Regardless of budget, costs are influenced by region in which the wedding is held. A wedding in downtown Toronto is going to be more expensive than one in a small-town and may influence your decision on where to hold it.

Cost-Saving Tips

Spend money on decorations where they will be seen and have the most impact. Use a lighter hand and select a style that does not require extensive installation and teardown. Remember, you should not be trying to mask your surroundings, just enhance them.

Choose a smaller reception location. This will force you to reduce the number of people that will attend the reception and prevent you from making last minute additions to the list.

Do the simple things yourself or with the help of friends and family they may enjoy the opportunity to be actively involved in your wedding rather than be passive bystanders.

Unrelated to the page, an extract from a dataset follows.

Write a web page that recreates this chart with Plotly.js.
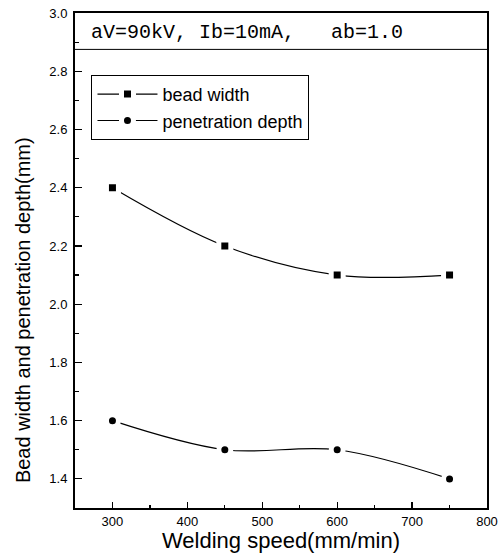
<!DOCTYPE html>
<html>
<head>
<meta charset="utf-8">
<script src="https://cdn.plot.ly/plotly-3.0.1.min.js"></script>
<style>html,body{margin:0;padding:0;background:#fff;}#chart{width:500px;height:553px;}</style>
</head>
<body>
<div id="chart"></div>
<script>
const speeds = [300, 450, 600, 750];
const beadWidth = [2.4, 2.2, 2.1, 2.1];
const penetrationDepth = [1.6, 1.5, 1.5, 1.4];
const seriesNames = ['bead width', 'penetration depth'];
const conditionText = 'aV=90kV, Ib=10mA,   ab=1.0';
const xTitle = 'Welding speed(mm/min)';
const yTitle = 'Bead width and penetration depth(mm)';
const separatorY = 2.875;

const markerCommon = {color: '#000', size: 12, line: {color: '#fff', width: 5}};
const traces = [
  {x: speeds, y: beadWidth, name: seriesNames[0], type: 'scatter', mode: 'lines+markers',
   line: {shape: 'spline', color: '#000', width: 1.2},
   marker: Object.assign({symbol: 'square'}, markerCommon)},
  {x: speeds, y: penetrationDepth, name: seriesNames[1], type: 'scatter', mode: 'lines+markers',
   line: {shape: 'spline', color: '#000', width: 1.2},
   marker: Object.assign({symbol: 'circle'}, markerCommon)}
];

const font = 'Liberation Sans, Arial, sans-serif';
const layout = {
  width: 500, height: 553,
  margin: {l: 75, r: 13, t: 13, b: 45},
  paper_bgcolor: '#fff', plot_bgcolor: '#fff',
  showlegend: true,
  legend: {x: 0.04, y: 0.875, xanchor: 'left', yanchor: 'top',
    bordercolor: '#000', borderwidth: 1, bgcolor: '#fff',
    font: {family: font, size: 18, color: '#000'}, itemwidth: 60,
    tracegroupgap: 0},
  xaxis: {range: [250, 800], dtick: 100, tick0: 0, ticks: 'inside', ticklen: 6, tickwidth: 1.2, tickcolor: '#000',
    minor: {dtick: 50, ticks: 'inside', ticklen: 3, tickcolor: '#000', tickwidth: 1.2},
    showline: true, linecolor: '#000', linewidth: 2, mirror: true, showgrid: false, zeroline: false,
    tickfont: {family: font, size: 13, color: '#000'},
    title: {text: xTitle, font: {family: font, size: 22, color: '#000'}, standoff: 10}},
  yaxis: {range: [1.3, 3.0], dtick: 0.2, tick0: 0, tickformat: '.1f', ticks: 'inside', ticklen: 7, tickwidth: 1.2, tickcolor: '#000',
    minor: {dtick: 0.1, ticks: 'inside', ticklen: 4, tickcolor: '#000', tickwidth: 1.2},
    showline: true, linecolor: '#000', linewidth: 2, mirror: true, showgrid: false, zeroline: false,
    tickfont: {family: font, size: 13, color: '#000'}, ticklabelstandoff: 3},
  shapes: [{type: 'line', xref: 'paper', x0: 0, x1: 1, yref: 'y', y0: separatorY, y1: separatorY, line: {color: '#000', width: 1}}],
  annotations: [
    {xref: 'paper', yref: 'paper', x: 0.035, y: 0.96, xanchor: 'left', yanchor: 'middle', showarrow: false,
     text: conditionText.replace(/ /g, '&nbsp;'), font: {family: 'Liberation Mono, Courier New, monospace', size: 20, color: '#000'}},
    {xref: 'paper', yref: 'paper', x: -0.126, y: 0.4, xanchor: 'center', yanchor: 'middle', showarrow: false, textangle: -90,
     text: yTitle, font: {family: font, size: 20, color: '#000'}}
  ]
};
Plotly.newPlot('chart', traces, layout, {displayModeBar: false, staticPlot: true});
</script>
</body>
</html>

Select a date outside of the prime wedding season. It may make it easier to book the location, caterer and decorator you want and they may be much more inclined to offer a break on the price.

Some hotels offer discount room rates for wedding guests for receptions held in their facility. Ask and you may save them some travel expenses.

Compromise on live performers in favor of a disc jockey with a decent sound system. The selection of music will be wider and the affect might be the same.

Change the menu. Depending on the time of day, you may choose to hold a cocktail

reception with hors d’oeuvres and dessert that will save you considerable money on food, music and decoration.

Rent rather than buy. This includes everything from decorations, wedding cakes to the tuxedo for the groom. In some cases you can make a package deal that will further reduce costs.